Des envies ? Un western ?

Si j’en parle on va me piquer l’idée mais oui. C’est prévu.

Vous lisez de la BD ?

Peu, j’en ai beaucoup lu. J’ai arrêté d’en lire quand j’ai commencé à en faire parce que je ne voulais pas être influencé. Je m’en suis rendu compte quand je faisais Carmen. On pouvait dire quand je lisais Mignola que je continue à suivre avec Pratt.

Vous travaillez de façon traditionnelle ?

Oui, sauf pour le Conan fait sur ordinateur. Je trouvais mes story-boards plus intéressants que mes encrages. Je suis passé au A4 sur papier pour La Brigade Chimérique et j’ai gardé ce format. Sauf pour le Jour J. J’ai fait une page d’essai en A3 pour Conan toujours sur papier. Je n’ai pas aimé. Donc j’ai tenté la tablette. Mais il n’y a plus d’originaux même si ça me coupe d’une source de revenus.

Que pensez-vous du monde de la BD aujourd’hui ?

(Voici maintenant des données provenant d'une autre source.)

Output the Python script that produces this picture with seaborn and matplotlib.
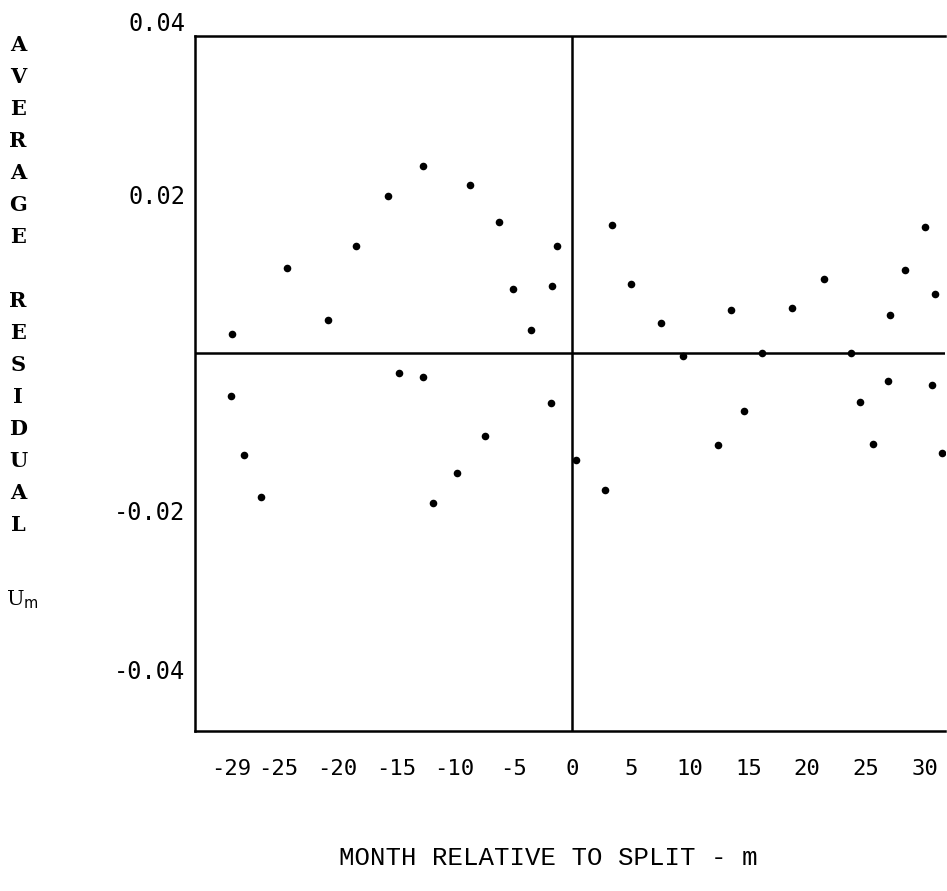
import pandas as pd
import numpy as np
import seaborn as sns
import matplotlib.pyplot as plt

# === data ===
months = [-29.0, -28.9, -27.9, -26.5, -24.3, -20.8, -18.4, -15.7, -14.7, -12.7,
          -12.7, -11.8, -9.8, -8.7, -7.4, -6.2, -5.0, -3.5, -1.8, -1.7,
          -1.3, 0.3, 2.8, 3.4, 5.0, 7.6, 9.4, 12.4, 13.5, 14.6,
          16.2, 18.7, 21.4, 23.7, 24.5, 25.6, 26.9, 27.1, 28.3, 30.0,
          30.6, 30.9, 31.5]
residuals = [-0.0055, 0.0023, -0.0129, -0.0183, 0.0107, 0.0041, 0.0135, 0.0198, -0.0026, 0.0236,
             -0.0031, -0.0190, -0.0152, 0.0212, -0.0105, 0.0165, 0.0080, 0.0028, -0.0064, 0.0084,
             0.0135, -0.0136, -0.0173, 0.0161, 0.0087, 0.0038, -0.0004, -0.0117, 0.0054, -0.0074,
             0.0000, 0.0056, 0.0093, 0.0000, -0.0063, -0.0115, -0.0036, 0.0047, 0.0104, 0.0159,
             -0.0041, 0.0074, -0.0127]

x_ticks = [-29, -25, -20, -15, -10, -5, 0, 5, 10, 15, 20, 25, 30]
y_ticks = [-0.04, -0.02, 0.02, 0.04]
y_letters = list("AVERAGE") + [""] + list("RESIDUAL")

df = pd.DataFrame({"month": months, "residual": residuals})

# === style ===
sns.set_style("white")
plt.rcParams["font.family"] = ["DejaVu Sans Mono", "DejaVu Sans"]
plt.rcParams["text.color"] = "black"
plt.rcParams["xtick.color"] = "black"
plt.rcParams["ytick.color"] = "black"

W, H = 947, 891
fig = plt.figure(figsize=(W / 100, H / 100), dpi=100)
ax = fig.add_axes([195 / W, 1 - 731 / H, (945 - 195) / W, (731 - 36) / H])

sns.scatterplot(data=df, x="month", y="residual", ax=ax, color="black",
                s=30, edgecolor="black", linewidth=0, legend=False, zorder=3)

lw = 1.8
ax.axhline(0, color="black", lw=lw, zorder=2)
ax.axvline(0, color="black", lw=lw, zorder=2)

ax.set_xlim(-32.09, 31.74)
ax.set_ylim(-0.0478, 0.04)

ax.set_xticks(x_ticks)
ax.set_xticklabels([str(t) for t in x_ticks])
ax.set_yticks(y_ticks)
ax.set_yticklabels([f"{t:.2f}" for t in y_ticks])
ax.tick_params(axis="x", length=0, pad=20, labelsize=16, labelcolor="black")
ax.tick_params(axis="y", length=0, pad=7, labelsize=17, labelcolor="black")
# top label sits above the frame line, as in the original
ax.get_yticklabels()[-1].set_va("bottom")

for side in ["left", "top", "bottom"]:
    ax.spines[side].set_color("black")
    ax.spines[side].set_linewidth(lw)
ax.spines["right"].set_visible(False)

ax.set_xlabel("")
ax.set_ylabel("")

# stacked typewriter y-axis title
for i, ch in enumerate(y_letters):
    if ch:
        fig.text(18 / W, 1 - (45 + 32 * i) / H, ch, ha="center", va="center",
                 fontsize=15, fontweight="bold", family="DejaVu Serif")
fig.text(22 / W, 1 - 600 / H, r"U$_{\mathrm{m}}$", ha="center", va="center",
         fontsize=15, family="DejaVu Serif")

fig.text(548 / W, 1 - 858 / H, "MONTH RELATIVE TO SPLIT - m", ha="center", va="center",
         fontsize=18.5, family="Liberation Mono")

plt.savefig("out.png", dpi=100)
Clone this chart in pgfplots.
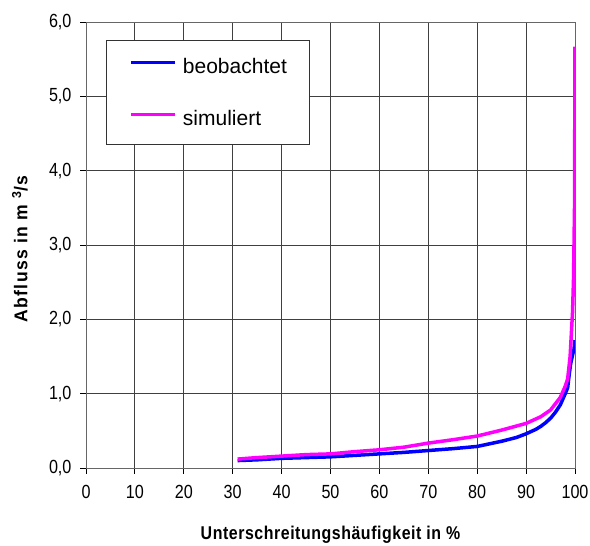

Un monde inquiétant. Effrayant. Il y a une somme de plusieurs causes. Les jeunes achètent du manga. La franco-belge est achetée par des gens qui vieillissent et ont un bon niveau de vie. Mais quand ils sont à la retraite, ils arrêtent. Les femmes par contre commencent à acheter de la BD mais souvent ce sont des hommes d’un certain âge. Nos enfants, par exemple, ne sont pas pour autant des lecteurs. En plus il y a la surproduction avec une durée de vie très courte de chaque album. Le lecteur ne peut pas suivre. D’où la paupérisation des auteurs. Sauf si on est « banquable » en fonction de nos ventes. Les éditeurs sont en flux tendu, sans stock. Pas simple.